Global Response Normalization (GRN)
One of the novel contributions of the paper is the introduction of Global Response Normalization (GRN) to mitigate the issue of feature collapse observed during MAE pre-training. Feature collapse, characterized by dead or saturated neurons, was particularly evident in ConvNeXt's MLP layers when trained with the FCMAE framework. GRN enhances inter-channel feature competition by aggregating global features via L2 norm and normalizing them to calibrate the input responses. This approach promotes feature diversity, which is crucial for effective masked-based self-supervised learning.
Co-Design: ConvNeXt V2
Combining both architectural enhancements and the FCMAE framework, ConvNeXt V2 emerges as a powerful model. The experiments delineate a significant performance improvement when GRN is integrated into ConvNeXt V2 and trained with FCMAE compared to purely supervised ConvNeXt or ConvNeXt with traditional MAE frameworks. This co-design is critical as the synchronized development of architecture and learning framework yields optimized performance.
Experimental Results
Extensive experiments demonstrate the efficacy of the proposed methods.
- ImageNet Classification: ConvNeXt V2 models, ranging from a 3.7M parameter Atto model achieving 76.7% accuracy to a 650M parameter Huge model achieving a remarkable 88.9%, outperformed their predecessors across various computational regimes.
- Object Detection and Segmentation: On tasks like COCO and ADE20K, ConvNeXt V2 models pre-trained with FCMAE consistently surpassed both ConvNeXt V1 models and contemporary models like Swin Transformers pre-trained with SimMIM.

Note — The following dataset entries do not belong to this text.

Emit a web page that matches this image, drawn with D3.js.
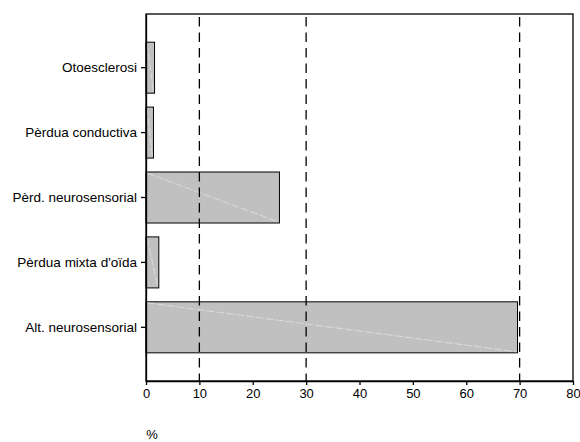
<!DOCTYPE html>
<html>
<head>
<meta charset="utf-8">
<script src="https://cdn.jsdelivr.net/npm/d3@7"></script>
<style>
  body { margin: 0; background: #fff; }
  svg { display: block; font-family: "Liberation Sans", Arial, sans-serif; }
</style>
</head>
<body>
<svg id="chart" width="580" height="442"></svg>
<script>
const categories = ["Otoesclerosi", "Pèrdua conductiva", "Pèrd. neurosensorial", "Pèrdua mixta d'oïda", "Alt. neurosensorial"];
const values = [1.6, 1.4, 25.0, 2.4, 69.6];
const refLines = [10, 30, 70];
const xTicks = [0, 10, 20, 30, 40, 50, 60, 70, 80];
const xLabel = "%";

const svg = d3.select("#chart");
const mLeft = 146, mRight = 573, mTop = 14, mBottom = 381;

const x = d3.scaleLinear().domain([0, 80]).range([mLeft, mRight]);
const y = d3.scaleBand().domain(categories).range([mTop, mBottom]).paddingInner(0.214).paddingOuter(0.434);

// bars
const bars = svg.append("g");
bars.selectAll("rect").data(categories).join("rect")
  .attr("x", x(0))
  .attr("y", d => y(d))
  .attr("width", (d, i) => x(values[i]) - x(0))
  .attr("height", y.bandwidth())
  .attr("fill", "#c0c0c0")
  .attr("stroke", "#000")
  .attr("stroke-width", 1);

// faint diagonal artifacts
bars.selectAll("line").data(categories).join("line")
  .attr("x1", x(0) + 1)
  .attr("y1", d => y(d) + 1)
  .attr("x2", (d, i) => x(values[i]) - 1)
  .attr("y2", d => y(d) + y.bandwidth() - 1)
  .attr("stroke", "#e2e2e2")
  .attr("stroke-width", 0.8)
  .attr("stroke-dasharray", "8,2");

// reference dashed lines
svg.append("g").selectAll("line").data(refLines).join("line")
  .attr("x1", d => x(d)).attr("x2", d => x(d))
  .attr("y1", mTop).attr("y2", mBottom)
  .attr("stroke", "#000")
  .attr("stroke-width", 1.3)
  .attr("stroke-dasharray", "9.5,6")
  .attr("stroke-dashoffset", -3);

// frame
svg.append("rect")
  .attr("x", mLeft).attr("y", mTop)
  .attr("width", mRight - mLeft).attr("height", mBottom - mTop)
  .attr("fill", "none").attr("stroke", "#000").attr("stroke-width", 1.3);

// x axis
const xAxis = svg.append("g").attr("transform", `translate(0,${mBottom})`)
  .call(d3.axisBottom(x).tickValues(xTicks).tickSize(4).tickPadding(4).tickSizeOuter(0));
xAxis.select(".domain").attr("stroke-width", 1.3);
xAxis.selectAll(".tick line").attr("stroke-width", 1.3);
xAxis.selectAll("text").attr("font-size", 13).attr("fill", "#000")
  .attr("font-family", "Liberation Sans, Arial, sans-serif");

// y axis
const yAxis = svg.append("g").attr("transform", `translate(${mLeft},0)`)
  .call(d3.axisLeft(y).tickSize(5).tickPadding(4).tickSizeOuter(0));
yAxis.select(".domain").attr("stroke-width", 1.3);
yAxis.selectAll(".tick line").attr("stroke-width", 1.3);
yAxis.selectAll("text").attr("font-size", 13.5).attr("fill", "#000")
  .attr("font-family", "Liberation Sans, Arial, sans-serif");

// x label
svg.append("text")
  .attr("x", 152).attr("y", 439)
  .attr("text-anchor", "middle")
  .attr("font-size", 13)
  .attr("fill", "#000")
  .text(xLabel);
</script>
</body>
</html>
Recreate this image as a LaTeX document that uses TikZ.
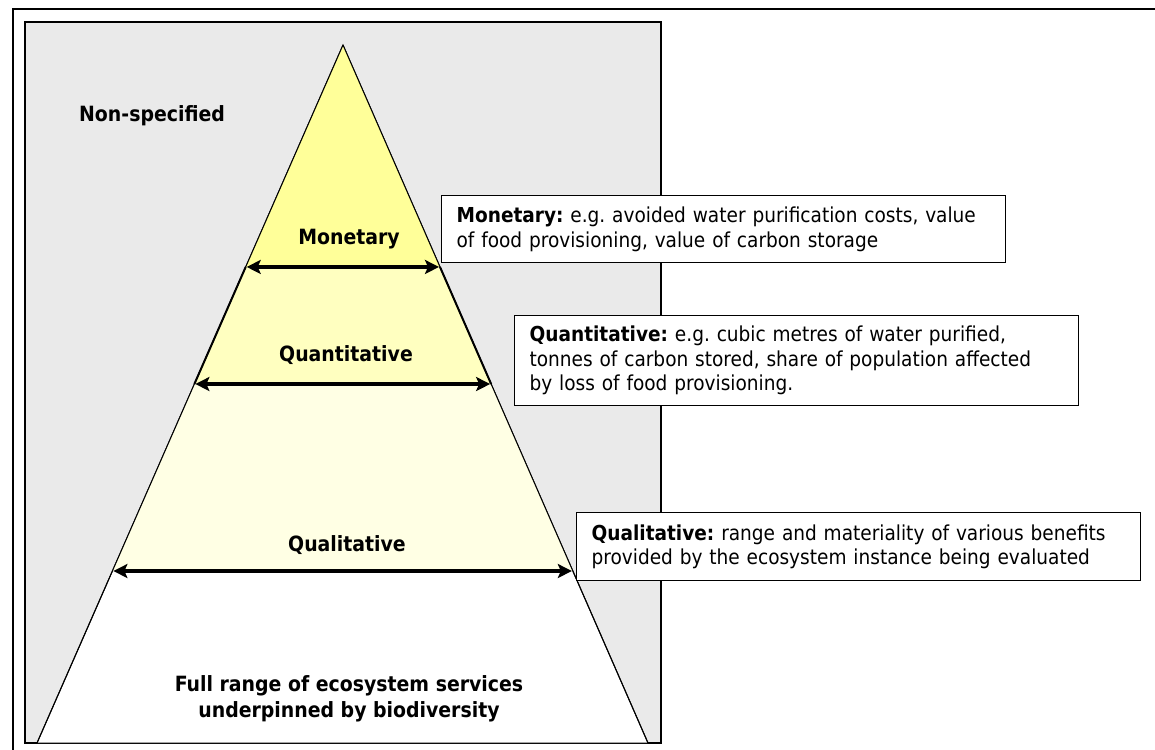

Theoretical and Practical Implications
From a theoretical perspective, the introduction of GRN and the findings around feature collapse provide significant insights into the learning behaviors of ConvNets under self-supervised frameworks. The practice of co-designing architecture and learning frameworks may spur further research in integrating other architectural innovations with self-supervised techniques. Practically, the improved performance across various benchmarks suggests that ConvNeXt V2 models are highly robust and efficient. They can be particularly advantageous in applications requiring scalable and high-performance visual recognition systems.
Future Directions
Future research could explore further optimization in the interplay between network architecture and self-supervised learning frameworks. Another avenue could be the application of GRN in different models and domains beyond visual recognition. Given the strong performance of ConvNeXt V2 in large-scale tasks, it would be beneficial to investigate its applications in real-world scenarios requiring real-time processing capabilities.
Conclusion
The paper effectively demonstrates the importance of co-designing neural network architecture and learning frameworks to fully capitalize on the advancements in self-supervised learning. ConvNeXt V2, through the integration of a fully convolutional masked autoencoder framework and the introduction of Global Response Normalization, sets a new standard in visual recognition performance, as evidenced by its exceptional results across multiple benchmarks. This work further solidifies the potential of ConvNets in contemporary AI research and applications, paving the way for future innovations in the field.